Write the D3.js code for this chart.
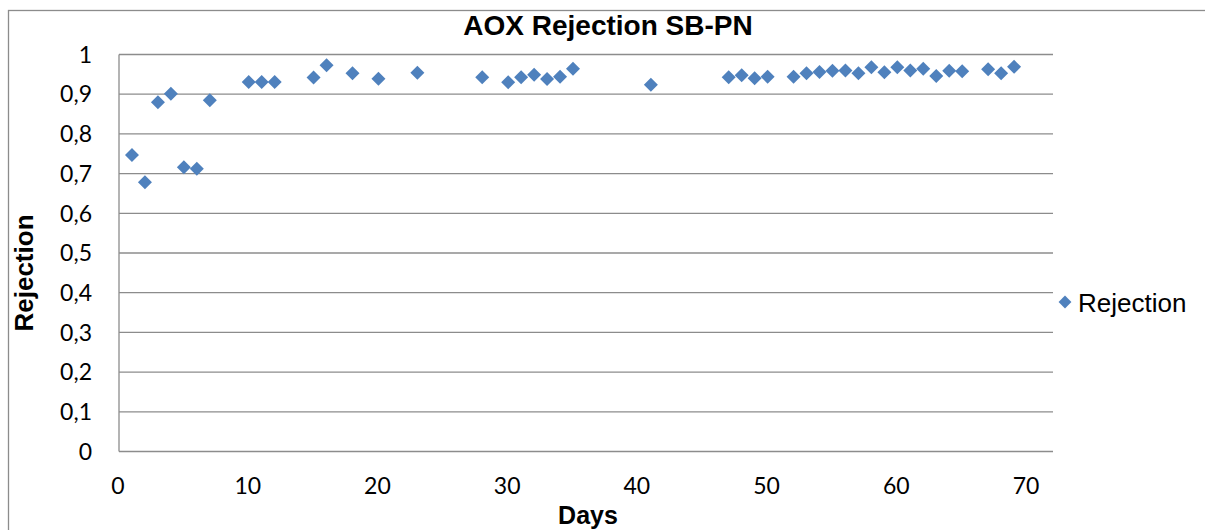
<!DOCTYPE html>
<html>
<head>
<meta charset="utf-8">
<script src="https://cdn.jsdelivr.net/npm/d3@7"></script>
<style>
  html, body { margin: 0; padding: 0; background: #fff; }
  svg { display: block; }
</style>
</head>
<body>
<svg id="chart" width="1205" height="530"></svg>
<script>
// Sampling days and AOX rejection measured on each day
const days = [1, 2, 3, 4, 5, 6, 7, 10, 11, 12, 15, 16, 18, 20, 23, 28, 30, 31, 32, 33, 34, 35, 41,
              47, 48, 49, 50, 52, 53, 54, 55, 56, 57, 58, 59, 60, 61, 62, 63, 64, 65, 67, 68, 69];
const rejection = [0.747, 0.678, 0.880, 0.901, 0.716, 0.712, 0.885, 0.931, 0.931, 0.931, 0.942, 0.973,
                   0.953, 0.939, 0.954, 0.943, 0.930, 0.943, 0.949, 0.938, 0.944, 0.964, 0.924,
                   0.943, 0.948, 0.940, 0.944, 0.944, 0.953, 0.956, 0.959, 0.960, 0.953, 0.968,
                   0.955, 0.968, 0.960, 0.964, 0.946, 0.959, 0.958, 0.963, 0.953, 0.969];
const xTicks = [0, 10, 20, 30, 40, 50, 60, 70];
const yTicks = [0, 0.1, 0.2, 0.3, 0.4, 0.5, 0.6, 0.7, 0.8, 0.9, 1];

const svg = d3.select("#chart");
const blue = "#4F81BD";
const grid = "#8c8c8c";

// Plot area
const plot = { left: 119, right: 1053, top: 54.5, bottom: 451.5 };
const x = d3.scaleLinear().domain([0, 72]).range([plot.left, plot.right]);
const y = d3.scaleLinear().domain([0, 1]).range([plot.bottom, plot.top]);

// Outer chart border
svg.append("rect")
  .attr("x", 8.5).attr("y", 10.5)
  .attr("width", 1220).attr("height", 540)
  .attr("fill", "none").attr("stroke", grid).attr("stroke-width", 1.3);

// Horizontal gridlines
svg.append("g").selectAll("line").data(yTicks).join("line")
  .attr("x1", plot.left).attr("x2", plot.right)
  .attr("y1", d => y(d)).attr("y2", d => y(d))
  .attr("stroke", grid).attr("stroke-width", 1.3);

// Left axis line
svg.append("line")
  .attr("x1", plot.left).attr("x2", plot.left).attr("y1", plot.top).attr("y2", plot.bottom)
  .attr("stroke", grid).attr("stroke-width", 1.3);

// Y axis tick labels
const fmt = d => d3.format(".1~f")(d).replace(".", ",");
svg.append("g").selectAll("text").data(yTicks).join("text")
  .attr("x", 92).attr("y", d => y(d))
  .attr("dy", "0.36em")
  .attr("text-anchor", "end")
  .attr("font-family", "Lato, 'Open Sans', sans-serif")
  .attr("font-size", 23)
  .attr("fill", "#000")
  .text(fmt);

// X axis tick labels
svg.append("g").selectAll("text").data(xTicks).join("text")
  .attr("x", d => x(d) - 1).attr("y", 494)
  .attr("text-anchor", "middle")
  .attr("font-family", "Lato, 'Open Sans', sans-serif")
  .attr("font-size", 23)
  .attr("fill", "#000")
  .text(d => d);

// Data points as diamonds
const diamond = d3.symbol().type(d3.symbolDiamond2).size(125);
svg.append("g").selectAll("path").data(days.map((d, i) => [d, rejection[i]])).join("path")
  .attr("transform", d => `translate(${x(d[0])},${y(d[1])})`)
  .attr("d", diamond)
  .attr("fill", blue);

// Title
svg.append("text")
  .attr("x", 608).attr("y", 35)
  .attr("text-anchor", "middle")
  .attr("font-family", "'Liberation Sans', Arial, sans-serif")
  .attr("font-weight", "bold")
  .attr("font-size", 28)
  .text("AOX Rejection SB-PN");

// Axis titles
svg.append("text")
  .attr("x", 588).attr("y", 524)
  .attr("text-anchor", "middle")
  .attr("font-family", "'Liberation Sans', Arial, sans-serif")
  .attr("font-weight", "bold")
  .attr("font-size", 25)
  .text("Days");

svg.append("text")
  .attr("transform", "translate(33,273) rotate(-90)")
  .attr("text-anchor", "middle")
  .attr("font-family", "'Liberation Sans', Arial, sans-serif")
  .attr("font-weight", "bold")
  .attr("font-size", 26)
  .text("Rejection");

// Legend
const legend = svg.append("g").attr("transform", "translate(1065,302)");
legend.append("path")
  .attr("d", d3.symbol().type(d3.symbolDiamond2).size(105))
  .attr("fill", blue);
legend.append("text")
  .attr("x", 13).attr("y", 10)
  .attr("font-family", "'Liberation Sans', Arial, sans-serif")
  .attr("font-size", 26)
  .text("Rejection");
</script>
</body>
</html>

* Short exercise *
Each line with the string "chart" in it needs to be found and copied.

* Expected answer *
Write the D3.js code for this chart.
<svg id="chart" width="1205" height="530"></svg>
const svg = d3.select("#chart");
// Outer chart border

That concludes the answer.